> **GIVEN DATA**
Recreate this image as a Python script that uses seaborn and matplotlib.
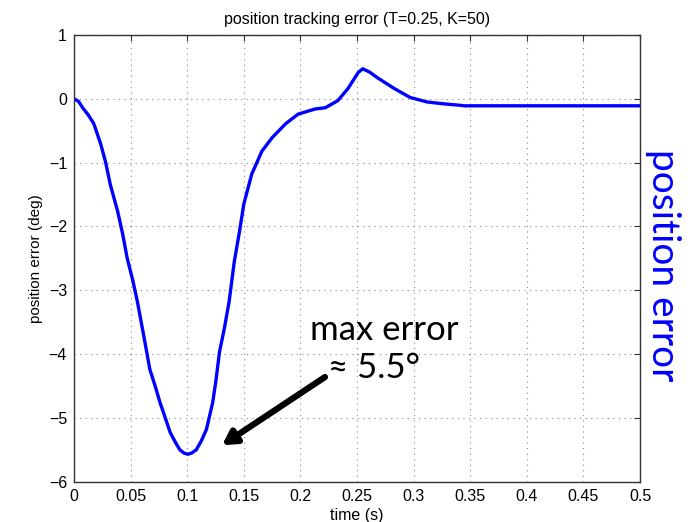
import matplotlib
matplotlib.use("Agg")
import matplotlib.pyplot as plt
import seaborn as sns
import pandas as pd

# values
time_s = [0.0, 0.004, 0.008, 0.0125, 0.0175, 0.0236, 0.028, 0.032, 0.0385, 0.043,
          0.047, 0.052, 0.056, 0.062, 0.067, 0.072, 0.076, 0.081, 0.085, 0.0895,
          0.0935, 0.097, 0.1005, 0.104, 0.108, 0.1125, 0.117, 0.1225, 0.1255, 0.1285,
          0.133, 0.137, 0.1416, 0.146, 0.150, 0.157, 0.166, 0.175, 0.187, 0.198,
          0.213, 0.222, 0.233, 0.242, 0.251, 0.255, 0.261, 0.268, 0.283, 0.297,
          0.312, 0.327, 0.340, 0.345, 0.40, 0.45, 0.50]
pos_err = [0.0, -0.04, -0.15, -0.25, -0.39, -0.71, -1.0, -1.34, -1.76, -2.12,
           -2.5, -2.85, -3.18, -3.75, -4.24, -4.52, -4.76, -5.02, -5.23, -5.38,
           -5.5, -5.55, -5.57, -5.55, -5.5, -5.36, -5.18, -4.76, -4.4, -3.97,
           -3.58, -3.18, -2.55, -2.1, -1.65, -1.18, -0.82, -0.61, -0.39, -0.24,
           -0.16, -0.14, -0.03, 0.16, 0.41, 0.47, 0.42, 0.33, 0.16, 0.02,
           -0.05, -0.08, -0.1, -0.11, -0.11, -0.11, -0.11]
x_ticks = [0, 0.05, 0.1, 0.15, 0.2, 0.25, 0.3, 0.35, 0.4, 0.45, 0.5]
x_labels = ["0", "0.05", "0.1", "0.15", "0.2", "0.25", "0.3", "0.35", "0.4", "0.45", "0.5"]
y_ticks = [-6, -5, -4, -3, -2, -1, 0, 1]
y_labels = ["\u22126", "\u22125", "\u22124", "\u22123", "\u22122", "\u22121", "0", "1"]

df = pd.DataFrame({"time": time_s, "err": pos_err})

sns.set_style("white")
plt.rcParams['font.family'] = ['Liberation Sans', 'DejaVu Sans']
plt.rcParams['text.color'] = 'black'
plt.rcParams['axes.labelcolor'] = 'black'
plt.rcParams['xtick.color'] = 'black'
plt.rcParams['ytick.color'] = 'black'

fig = plt.figure(figsize=(6.91, 5.22), dpi=100)
ax = fig.add_axes([0.1071, 0.0772, 0.8191, 0.8558])

sns.lineplot(data=df, x="time", y="err", color="#0000ff", linewidth=2.4, ax=ax)

ax.set_xlim(0, 0.5)
ax.set_ylim(-6, 1)
ax.set_xticks(x_ticks)
ax.set_xticklabels(x_labels)
ax.set_yticks(y_ticks)
ax.set_yticklabels(y_labels)
ax.tick_params(direction="in", top=True, right=True, length=4, labelsize=11.5, pad=5,
               color="#333333", labelcolor="black")
ax.grid(True, linestyle=(0, (1, 4)), color="#888888", linewidth=0.8)
for s in ax.spines.values():
    s.set_color("#333333")
    s.set_linewidth(1.0)

ax.set_title("position tracking error (T=0.25, K=50)", fontsize=11.5, pad=8, color="black")
ax.set_xlabel("time (s)", fontsize=11.5, labelpad=3, color="black")
ax.set_ylabel("position error (deg)", fontsize=11, labelpad=4, color="black")

ax.annotate("", xy=(0.1307, -5.43), xytext=(0.2217, -4.36),
            arrowprops=dict(arrowstyle="-|>,head_length=0.8,head_width=0.45",
                            color="black", lw=4.5, shrinkA=0, shrinkB=0))
ax.text(0.274, -3.62, "max error", fontsize=25, ha="center", va="center",
        color="black", family=["Lato", "DejaVu Sans"])
ax.text(0.265, -4.22, "\u2248 5.5\u00b0", fontsize=25, ha="center", va="center",
        color="black", family=["Lato", "DejaVu Sans"])

fig.text(0.9595, 0.4923, "position error", rotation=270, fontsize=28, color="#0000ff",
         ha="center", va="center", family=["Lato", "DejaVu Sans"])

fig.savefig("out.png", dpi=100)
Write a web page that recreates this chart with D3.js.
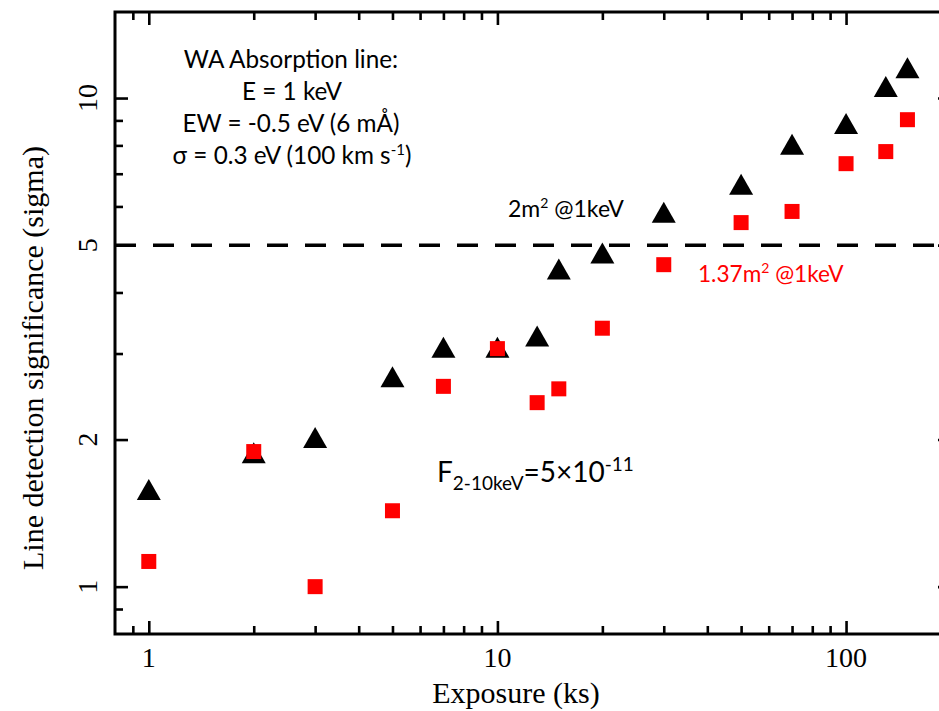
<!DOCTYPE html>
<html>
<head>
<meta charset="utf-8">
<script src="https://cdn.jsdelivr.net/npm/d3@7"></script>
<style>
  html, body { margin: 0; padding: 0; background: #fff; }
  svg { display: block; }
</style>
</head>
<body>
<svg id="chart" width="939" height="711"></svg>
<script>
// ---- data ----
const exposures = [1, 2, 3, 5, 7, 10, 13, 15, 20, 30, 50, 70, 100, 130, 150];
const sig2m2 = [1.58, 1.88, 2.02, 2.69, 3.09, 3.09, 3.26, 4.47, 4.82, 5.84, 6.66, 8.04, 8.87, 10.56, 11.54];
const sig137m2 = [1.126, 1.89, 1.0, 1.43, 2.57, 3.07, 2.38, 2.54, 3.38, 4.56, 5.56, 5.86, 7.34, 7.77, 9.03];
const xMajor = [1, 10, 100];
const xMinor = [0.9, 2, 3, 4, 5, 6, 7, 8, 9, 20, 30, 40, 50, 60, 70, 80, 90, 200];
const yMajor = [1, 2, 5, 10];
const yMinor = [0.9, 3, 4, 6, 7, 8, 9];
const xTickLabels = ["1", "10", "100"];
const yTickLabels = ["1", "2", "5", "10"];
const threshold = 5;

// ---- layout ----
const L = 115, R = 951, T = 12, B = 634;
const svg = d3.select("#chart");
const x = d3.scaleLog().domain([0.8, 200]).range([L, R]);
const y = d3.scaleLog().domain([0.8, 15]).range([B, T]);

const serif = "'Liberation Serif', 'Times New Roman', serif";
const sans = "Lato, 'Open Sans', sans-serif";

function tickAxis(axisFn, scale, vals, size, tx, ty) {
  const g = svg.append("g").attr("transform", `translate(${tx},${ty})`)
    .call(axisFn(scale).tickValues(vals).tickSizeInner(size).tickSizeOuter(0).tickFormat(""));
  g.select(".domain").remove();
  g.selectAll(".tick line").attr("stroke", "#000").attr("stroke-width", 2.6);
  return g;
}
tickAxis(d3.axisBottom, x, xMajor, -13, 0, B);
tickAxis(d3.axisBottom, x, xMinor, -8, 0, B);
tickAxis(d3.axisTop, x, xMajor, -13, 0, T);
tickAxis(d3.axisTop, x, xMinor, -8, 0, T);
tickAxis(d3.axisLeft, y, yMajor, -13, L, 0);
tickAxis(d3.axisLeft, y, yMinor, -8, L, 0);
tickAxis(d3.axisRight, y, yMajor, -13, R, 0);
tickAxis(d3.axisRight, y, yMinor, -8, R, 0);

// frame
svg.append("rect").attr("x", L).attr("y", T).attr("width", R - L).attr("height", B - T)
  .attr("fill", "none").attr("stroke", "#000").attr("stroke-width", 3);

// tick labels
svg.append("g").selectAll("text").data(xMajor).join("text")
  .attr("x", d => x(d)).attr("y", 667)
  .attr("text-anchor", "middle").attr("font-family", serif).attr("font-size", 28)
  .text((d, i) => xTickLabels[i]);
svg.append("g").selectAll("text").data(yMajor).join("text")
  .attr("transform", d => `translate(97,${y(d)}) rotate(-90)`)
  .attr("text-anchor", "middle").attr("font-family", serif).attr("font-size", 28)
  .text((d, i) => yTickLabels[i]);

// axis titles
svg.append("text").attr("x", 516).attr("y", 703).attr("text-anchor", "middle")
  .attr("font-family", serif).attr("font-size", 30).text("Exposure (ks)");
svg.append("text").attr("transform", "translate(43,358) rotate(-90)").attr("text-anchor", "middle")
  .attr("font-family", serif).attr("font-size", 30).text("Line detection significance (sigma)");

// threshold dashed line
svg.append("line").attr("x1", L).attr("x2", R).attr("y1", y(threshold)).attr("y2", y(threshold))
  .attr("stroke", "#000").attr("stroke-width", 3.5).attr("stroke-dasharray", "21 17");

// triangles
const tw = 24, th = 21;
svg.append("g").selectAll("path").data(exposures).join("path")
  .attr("d", (d, i) => {
    const cx = x(d), cy = y(sig2m2[i]);
    return `M${cx},${cy - th / 2}L${cx + tw / 2},${cy + th / 2}L${cx - tw / 2},${cy + th / 2}Z`;
  })
  .attr("fill", "#000");

// squares
const s = 15;
svg.append("g").selectAll("rect").data(exposures).join("rect")
  .attr("x", d => x(d) - s / 2).attr("y", (d, i) => y(sig137m2[i]) - s / 2)
  .attr("width", s).attr("height", s).attr("fill", "#ff0000");

// annotations
const ann = svg.append("text").attr("font-family", sans).attr("font-size", 24.3)
  .attr("text-anchor", "middle").attr("fill", "#000");
ann.append("tspan").attr("x", 291).attr("y", 68).text("WA Absorption line:");
ann.append("tspan").attr("x", 292).attr("y", 100).text("E = 1 keV");
ann.append("tspan").attr("x", 291).attr("y", 132).text("EW = -0.5 eV (6 mÅ)");
const l4 = svg.append("text").attr("font-family", sans).attr("font-size", 24.3)
  .attr("text-anchor", "middle").attr("x", 292).attr("y", 164);
l4.append("tspan").text("σ = 0.3 eV (100 km s");
l4.append("tspan").attr("font-size", 15).attr("dy", -9).text("-1");
l4.append("tspan").attr("dy", 9).text(")");

const a1 = svg.append("text").attr("font-family", sans).attr("font-size", 23)
  .attr("x", 508).attr("y", 217).attr("fill", "#000");
a1.append("tspan").text("2m");
a1.append("tspan").attr("font-size", 14).attr("dy", -9).text("2");
a1.append("tspan").attr("dy", 9).text(" @1keV");

const a2 = svg.append("text").attr("font-family", sans).attr("font-size", 22.6)
  .attr("x", 698).attr("y", 282).attr("fill", "#ff0000");
a2.append("tspan").text("1.37m");
a2.append("tspan").attr("font-size", 14).attr("dy", -9).text("2");
a2.append("tspan").attr("dy", 9).text(" @1keV");

const f = svg.append("text").attr("font-family", sans).attr("font-size", 28)
  .attr("x", 437).attr("y", 482).attr("fill", "#000");
f.append("tspan").text("F");
f.append("tspan").attr("font-size", 19).attr("dy", 8).text("2-10keV");
f.append("tspan").attr("dy", -8).text("=5×10");
f.append("tspan").attr("font-size", 19).attr("dy", -11).text("-11");
</script>
</body>
</html>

> **WORK INSTRUCTIONS**
Repeat the lines from where the entries begin to the line with "import pandas as pd", both included. Any picture is left out.

> **FINAL RESULT**
Recreate this image as a Python script that uses seaborn and matplotlib.
import matplotlib
matplotlib.use("Agg")
import matplotlib.pyplot as plt
import seaborn as sns
import pandas as pd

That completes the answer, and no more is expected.